Let’s flip this: I hear a lot about how the U.S. still loves the rebels, though. And Saudi Arabia, too. What’s their deal?

The fact of the matter is that countries have their interests and act accordingly. Russia and Iran have a vested interest in seeing a stable and united Syria under Assad. Meanwhile, the U.S. has a vested interest in seeing an unstable Syria weaken Iran and Hezbollah. The loss of civilian lives is meaningless in the face of vital national interests.

So yes, the harsh reality is that governments do what they need to do, regardless of how many innocent people have to die in the process. Don’t believe me? Look at Darfur, Kosovo, the Democratic Republic of the Congo, Tibet and Xinjiang…

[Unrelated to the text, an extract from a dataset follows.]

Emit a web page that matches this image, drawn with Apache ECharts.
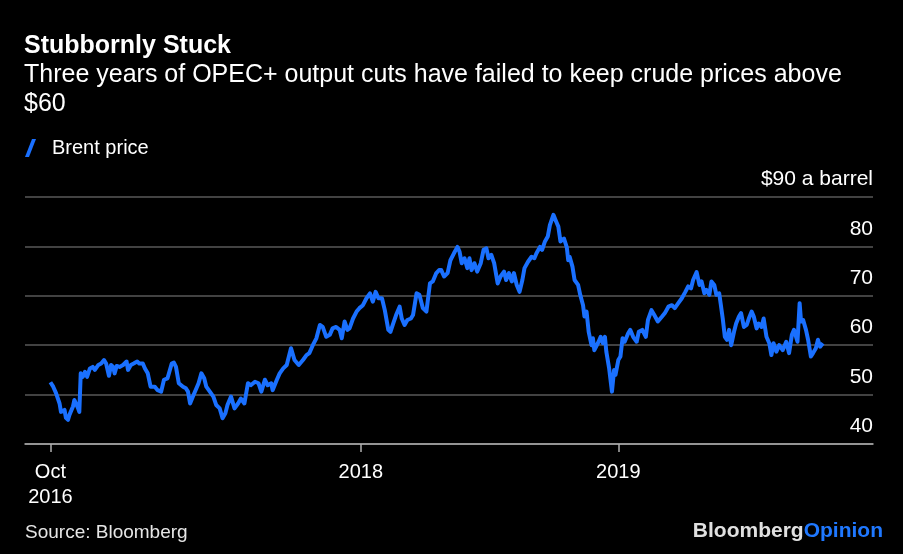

5. This is all feeling really bleak and hopeless. Can we take a music break?

I thought about putting a pro-government song here, just to contrast the original article, however that would be in poor taste. It also would misrepresent my views on the issue, because I’m not pro-Assad.

6. Why hasn’t the United States fixed this yet?

Here’s the big issue.

The United States hasn’t “fixed this yet”, because the United States is contributing to it. It is in the interest of the United States to see this war continue. That’s why it’s not even threatening to overthrow Assad.

Why?

Because right now you have members of Al-Qaeda and Hezbollah killing each other. You have Iran’s strongest ally in the Middle East faltering. You have Israel easily bombing southern Syria and continuing the occupation of the Golan Heights with no issues. At the same time, sectarian divisions are being exacerbated throughout the Middle East, which keeps too many of these countries from uniting and having more control over their oil.

7. So why would Obama bother with strikes that no one expects to actually solve anything?

The real answer is because Assad is winning. Striking at Assad would only weaken his forces and prolong the civil war. There is no “punishment” for using chemical weapons, because the rebels used chemical weapons in May and totally got away with it. Why would we want to prolong the civil war? See above.

8. Come on, what’s the big deal with chemical weapons? Assad kills 100,000 people with bullets and bombs but we’re freaked out over 1,000 who maybe died from poisonous gas? That seems silly.

I’m going to have to say this over and over and over, but:

ASSAD HAS NOT KILLED 100,000 PEOPLE WITH BULLETS AND BOMBS!

That number – 100,000 – is the number of people who have died in the civil war. That includes civilians, rebels, terrorists, priests, imams, soldiers, police officers, government officials, and everyone in between. To say that Assad has killed 100,000 people is total nonsense.

Also,

THERE IS NO EVIDENCE THAT ASSAD USED CHEMICAL WEAPONS

At least, not yet. The U.N. is still working on information gathering and hasn’t released any reports. Until the U.N. does so, everyone is relying on selected U.S. intelligence. And even U.S. intelligence analysts think it might have been the rebels! After all, it wouldn’t even be logical for Assad to have used chemical weapons, considering that he had U.N. inspectors in Damascus that day.

So there are some underlying questions left:

If it was the rebels, then are we going to retract any support for them? Didn’t they cross Obama’s “red line” in May? Why is the United States acting with such blatant hypocrisy?

Think about it.

9. Hi, there was too much text so I skipped to the bottom to find the big take-away. What’s going to happen?

The United States is maybe going to bomb a sovereign nation based on little evidence and a big ego.